Today, I signed up for the Eric Shanteau Swim For Your Life race in two weeks. It has a 1km and a 5km swim. I would suggest that for most people, 3.1miles in the water would constitute the equivalent effort of a half-marathon. I never swam that far before, but have tackled 1.5miles in open water at the beach this summer. I swam 2.5miles half a dozen times in the pool, and regularly swim 6-8miles per week. In the pool…big difference. Once you leave the confines of the safety net of a pool, nothing is the same. This should be a piece of cake for the Ironmen and women who have to swim 2.4miles often in ocean water that at times can be rough.
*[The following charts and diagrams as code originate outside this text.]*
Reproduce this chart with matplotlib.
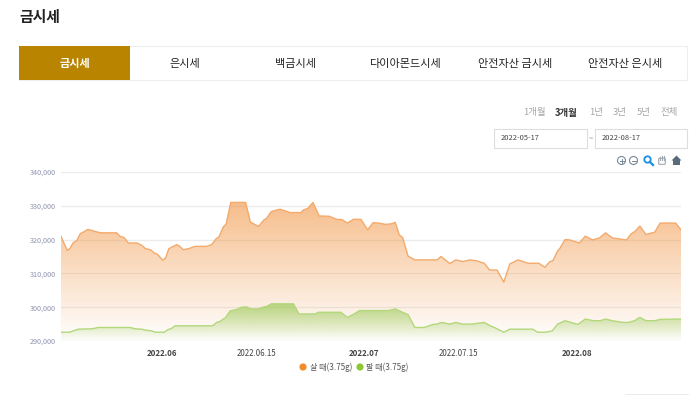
import numpy as np
import matplotlib
matplotlib.use('Agg')
import matplotlib.pyplot as plt
from matplotlib.patches import Rectangle, Circle, Polygon, FancyBboxPatch
from matplotlib.ticker import FuncFormatter

plt.rcParams['font.family'] = ['Noto Sans CJK KR', 'DejaVu Sans']

# 데이터 (5/17 기준 경과일, 단위: 천원)
sell_days = [0, .44, .94, 1.33, 1.83, 2.33, 2.87, 3.3, 3.96, 4.45, 5.04, 5.93, 8.26, 8.75, 9.35, 10, 11.3, 11.97,
             12.56, 13.3, 13.85, 14.3, 15.08, 15.5, 16, 16.67, 17.16, 17.5, 18.15, 18.9, 19.9, 21.6, 22.35, 23,
             23.44, 24.1, 24.5, 25.2, 27.4, 28.1, 29.3, 30.1, 30.5, 31.2, 32.5, 34, 35.6, 36, 36.6, 37.4, 38.3,
             39.8, 40.9, 41.7, 42.5, 43.4, 44.5, 45.5, 46.3, 47.1, 48.2, 49.1, 49.6, 50.2, 50.7, 51.5, 52.5,
             55.8, 56.4, 57.7, 58.6, 59.6, 60.7, 61.7, 62.8, 63.6, 64.7, 65.7, 66.6, 67.8, 69.3, 70.9, 71.8,
             72.5, 73, 73.7, 74, 74.8, 75.5, 76.9, 77.8, 78.9, 79.9, 80.8, 81.8, 83.9, 84.6, 85.1, 85.9, 86.8,
             88.1, 88.9, 91.2, 92]
sell_prices = [321, 318.9, 316.8, 317.4, 319.1, 319.7, 321.8, 322.2, 323, 322.8, 322.4, 322, 322, 321, 320.6, 319,
               319, 318.3, 317.3, 317, 316, 315.7, 313.9, 314.5, 317.3, 318, 318.5, 318.2, 317, 317.3, 318, 318,
               318.5, 320.2, 320.8, 323.8, 324.6, 331, 331, 325.2, 323.9, 325.8, 326.3, 328.3, 329, 328, 328,
               328.8, 329.2, 331, 327, 326.9, 326, 325.9, 324.9, 326, 326, 322.9, 325, 324.9, 324.5, 324.7, 325.1,
               321.4, 320.6, 315.1, 314, 314, 315, 312.9, 314, 313.5, 314, 313.7, 313, 311, 311, 307.4, 312.8, 314,
               313, 313, 311.8, 313.4, 313.8, 316.7, 317.3, 320, 319.9, 319, 321, 319.9, 320.5, 322, 320.5, 319.9,
               321.7, 322.3, 324, 321.5, 322.2, 324.9, 324.9, 322.9]
buy_days = [0, 1.24, 1.83, 2.57, 4.55, 5.54, 10.25, 11, 11.97, 12.6, 13.45, 13.95, 15.3, 15.9, 16.4, 16.9, 22.5, 23.1,
            23.6, 24.1, 24.4, 25.1, 26, 26.8, 27.56, 28.1, 29.3, 30.1, 30.5, 31.2, 34.5, 35.3, 37.7, 38.2, 41.5,
            42.5, 43.4, 44.3, 48.6, 49.6, 50.8, 51.5, 52.5, 53.9, 55.2, 55.8, 56.5, 57.7, 58.6, 59.6, 60.9, 62.8,
            63.6, 64.3, 65.7, 66.6, 70, 70.7, 71.9, 72.9, 73.7, 74.8, 76.7, 77.8, 79, 80, 80.8, 81.8, 83.4, 84.2,
            85.1, 85.9, 86.8, 88.1, 88.9, 92]
buy_prices = [292.6, 292.6, 293, 293.5, 293.6, 294, 294, 293.6, 293.5, 293.2, 293, 292.6, 292.6, 293.4, 293.7, 294.5,
              294.5, 295.5, 295.8, 296.5, 296.9, 298.9, 299.3, 300, 300.1, 299.5, 299.5, 300.1, 300.2, 301, 301, 298,
              298, 298.5, 298.5, 297, 297.9, 299, 299, 299.5, 298.4, 297.8, 294, 294, 294.9, 295, 295.5, 295, 295.5,
              295, 295, 295.5, 294.6, 294, 292.6, 293.5, 293.5, 292.6, 292.6, 293, 295, 296, 294.9, 296.5, 296, 296,
              296.5, 296, 295.5, 295.5, 296, 297, 296, 296, 296.4, 296.5]
x_tick_days = [15, 29, 45, 59, 76.6]
x_tick_labels = ['2022.06', '2022.06.15', '2022.07', '2022.07.15', '2022.08']
x_tick_bold = [True, False, True, False, True]
y_ticks = [290, 300, 310, 320, 330, 340]
tabs = ['금시세', '은시세', '백금시세', '다이아몬드시세', '안전자산 금시세', '안전자산 은시세']
ranges = ['1개월', '3개월', '1년', '3년', '5년', '전체']

W, H = 699, 395
fig = plt.figure(figsize=(W / 100, H / 100), dpi=100)

# 상단 UI는 픽셀 좌표로 그림
ui = fig.add_axes([0, 0, 1, 1])
ui.set_xlim(0, W)
ui.set_ylim(H, 0)
ui.axis('off')

ui.text(19, 17, '금시세', fontsize=10.7, fontweight='bold', color='#222222', va='center', ha='left')

ui.add_patch(Rectangle((19, 45.5), 668, 34.5, fc='white', ec='#eeeeee', lw=0.8))
ui.add_patch(Rectangle((19, 46), 111, 34, fc='#b98500', ec='none'))
tab_x = [74.5, 185, 295, 405, 515, 625]
for i, t in enumerate(tabs):
    ui.text(tab_x[i], 63.5, t, fontsize=8, ha='center', va='center',
            color='white' if i == 0 else '#222222', fontweight='bold' if i == 0 else 'medium')

range_x = [534, 566.5, 596, 620, 644, 669.5]
for i, t in enumerate(ranges):
    ui.text(range_x[i], 113, t, fontsize=6.8, ha='center', va='center',
            color='#333333' if i == 1 else '#a5a5a5', fontweight='bold' if i == 1 else 'normal')

for left, t in [(494, '2022-05-17'), (594.5, '2022-08-17')]:
    ui.add_patch(Rectangle((left, 128.5), 92.5, 19, fc='white', ec='#dddddd', lw=0.8))
    ui.text(left + 7, 137.5, t, fontsize=5.4, color='#444444', va='center')
ui.text(590.5, 139, '~', fontsize=5.5, color='#777777', ha='center', va='center')

# 툴바 아이콘
icon_gray = '#7a8a99'
for cx, sign in [(621.5, '+'), (633.5, '-')]:
    ui.add_patch(Circle((cx, 160.5), 4, fc='none', ec=icon_gray, lw=0.8))
    ui.plot([cx - 2, cx + 2], [160.5, 160.5], color=icon_gray, lw=0.7)
    if sign == '+':
        ui.plot([cx, cx], [158.5, 162.5], color=icon_gray, lw=0.7)
ui.add_patch(Circle((647.5, 159.5), 3.2, fc='none', ec='#1a8fe3', lw=1.3))
ui.plot([650, 653], [162, 165], color='#1a8fe3', lw=1.6)
ui.add_patch(FancyBboxPatch((659.5, 159), 5, 4.5, boxstyle='round,pad=0.8', fc='white', ec='#a0a8b0', lw=0.8))
for hx, hy in [(660, 156.5), (662, 155.5), (664, 156)]:
    ui.plot([hx, hx], [hy, 159.5], color='#a0a8b0', lw=0.8)
ui.add_patch(Polygon([(671.5, 160.5), (676.5, 155.5), (681.5, 160.5), (680, 160.5), (680, 165), (673, 165), (673, 160.5)],
                     fc='#5a6b7b', ec='none'))

# 차트 영역
ax = fig.add_axes([61 / W, 1 - 341 / H, 620 / W, 169 / H])
ax.set_xlim(0, 92)
ax.set_ylim(290, 340)
ax.patch.set_alpha(0)
for s in ax.spines.values():
    s.set_visible(False)
ax.set_yticks(y_ticks)
ax.yaxis.set_major_formatter(FuncFormatter(lambda v, p: f'{int(v * 1000):,}'))
ax.tick_params(axis='y', length=0, labelsize=5.2, labelcolor='#8f93ae', pad=3.8)
ax.grid(axis='y', color='#ececec', lw=1.0)
ax.set_axisbelow(True)
ax.set_xticks(x_tick_days)
ax.set_xticklabels(x_tick_labels, fontsize=5.7, color='#444444')
ax.tick_params(axis='x', length=0, pad=5.5)
for lab, bold in zip(ax.get_xticklabels(), x_tick_bold):
    lab.set_fontweight('bold' if bold else 'normal')


def area(days, prices, rgb, line_color, top_alpha):
    # 위에서 아래로 옅어지는 그라데이션 영역
    top = max(prices)
    grad = np.zeros((256, 2, 4))
    grad[:, :, :3] = rgb
    grad[:, :, 3] = np.linspace(top_alpha, 0.0, 256)[:, None]
    poly = ax.fill_between(days, prices, 290, color='none', lw=0)
    im = ax.imshow(grad, extent=[0, 92, 290, top], origin='upper', aspect='auto', zorder=2)
    im.set_clip_path(poly.get_paths()[0], transform=ax.transData)
    ax.plot(days, prices, color=line_color, lw=1.0, zorder=3, solid_joinstyle='round')


area(sell_days, sell_prices, (0.95, 0.62, 0.33), '#f4aa6c', 0.68)
area(buy_days, buy_prices, (0.62, 0.80, 0.36), '#b3d87c', 0.75)
ax.set_xlim(0, 92)
ax.set_ylim(290, 340)

# 범례
ui.add_patch(Circle((303, 367), 3.6, fc='#f28c28', ec='none'))
ui.text(309.5, 367, '살 때(3.75g)', fontsize=5.8, color='#555555', va='center')
ui.add_patch(Circle((360, 367), 3.6, fc='#8cc832', ec='none'))
ui.text(366.5, 367, '팔 때(3.75g)', fontsize=5.8, color='#555555', va='center')

ui.add_patch(Rectangle((625, 393.5), 63, 3, fc='#f2f2f2', ec='#e6e6e6', lw=0.5))

fig.savefig('out.png', dpi=100)
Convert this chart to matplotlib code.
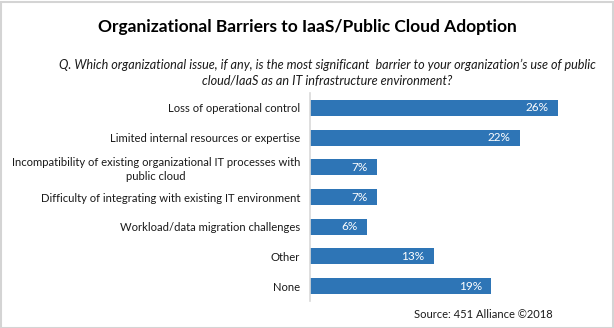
import matplotlib.pyplot as plt
from matplotlib.patches import Rectangle

plt.rcParams['font.family'] = ['Lato', 'DejaVu Sans']

categories = [
    'Loss of operational control',
    'Limited internal resources or expertise',
    'Incompatibility of existing organizational IT processes with\npublic cloud',
    'Difficulty of integrating with existing IT environment',
    'Workload/data migration challenges',
    'Other',
    'None',
]
values = [26, 22, 7, 7, 6, 13, 19]

bar_color = '#2E75B6'
W, H = 614, 328

fig = plt.figure(figsize=(W / 100, H / 100), dpi=100)
fig.patch.set_facecolor('white')

# plot area in pixel terms: x 310..600, y 93..301
ax = fig.add_axes([310 / W, 1 - 301 / H, 290 / W, 208 / H])
ypos = list(range(len(categories)))
ax.barh(ypos, values, height=0.54, color=bar_color)
ax.set_ylim(len(categories) - 0.5, -0.5)
ax.set_xlim(0, 290 / 9.55)

for y, v in zip(ypos, values):
    ax.annotate(f'{v}%', (v, y), xytext=(-7, 0), textcoords='offset points',
                ha='right', va='center', color='white', fontsize=8.5)

ax.set_yticks(ypos)
ax.set_yticklabels(categories, fontsize=8.1, color='#1a1a1a', ha='right',
                   multialignment='center', linespacing=1.25)
ax.tick_params(axis='y', length=0, pad=7)
ax.set_xticks([])
for side in ['top', 'right', 'bottom']:
    ax.spines[side].set_visible(False)
ax.spines['left'].set_color('#d9d9d9')
ax.spines['left'].set_linewidth(1.2)

fig.text(307 / W, 1 - 27 / H, 'Organizational Barriers to IaaS/Public Cloud Adoption',
         ha='center', va='center', fontsize=12.5, fontweight='bold', color='black')
fig.text(327 / W, 1 - 73 / H,
         'Q. Which organizational issue, if any, is the most significant  barrier to your organization\u2019s use of public\n'
         'cloud/IaaS as an IT infrastructure environment?',
         ha='center', va='center', fontsize=9.1, style='italic', color='#1a1a1a',
         linespacing=1.45)
fig.text(553 / W, 1 - 315 / H, 'Source: 451 Alliance \u00a92018',
         ha='right', va='center', fontsize=8, color='#1a1a1a')

# thin gray frame round the whole image
fig.add_artist(Rectangle((0.5 / W, 0.5 / H), 1 - 2 / W, 1 - 2 / H,
                         transform=fig.transFigure, fill=False,
                         edgecolor='#d4d4d4', linewidth=1.5))

fig.savefig('out.png', dpi=100)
WARNING: solicitation coming…If you’d like to donate money to the LiveSTRONG Foundation or just want to check out Eric’s amazing story, go to http://www.shanteauopenwater.com .
There are amazing people in this world to whom we are introduced everyday; I think the most amazing people are the ones that take a step forward towards a goal, whether they can achieve it or not. Daughter dreams of dancing in the great theatres of the world; son wants to haul garbage; wife wants to run a half-marathon; I want to go farther and faster than the time before. What’s your goal?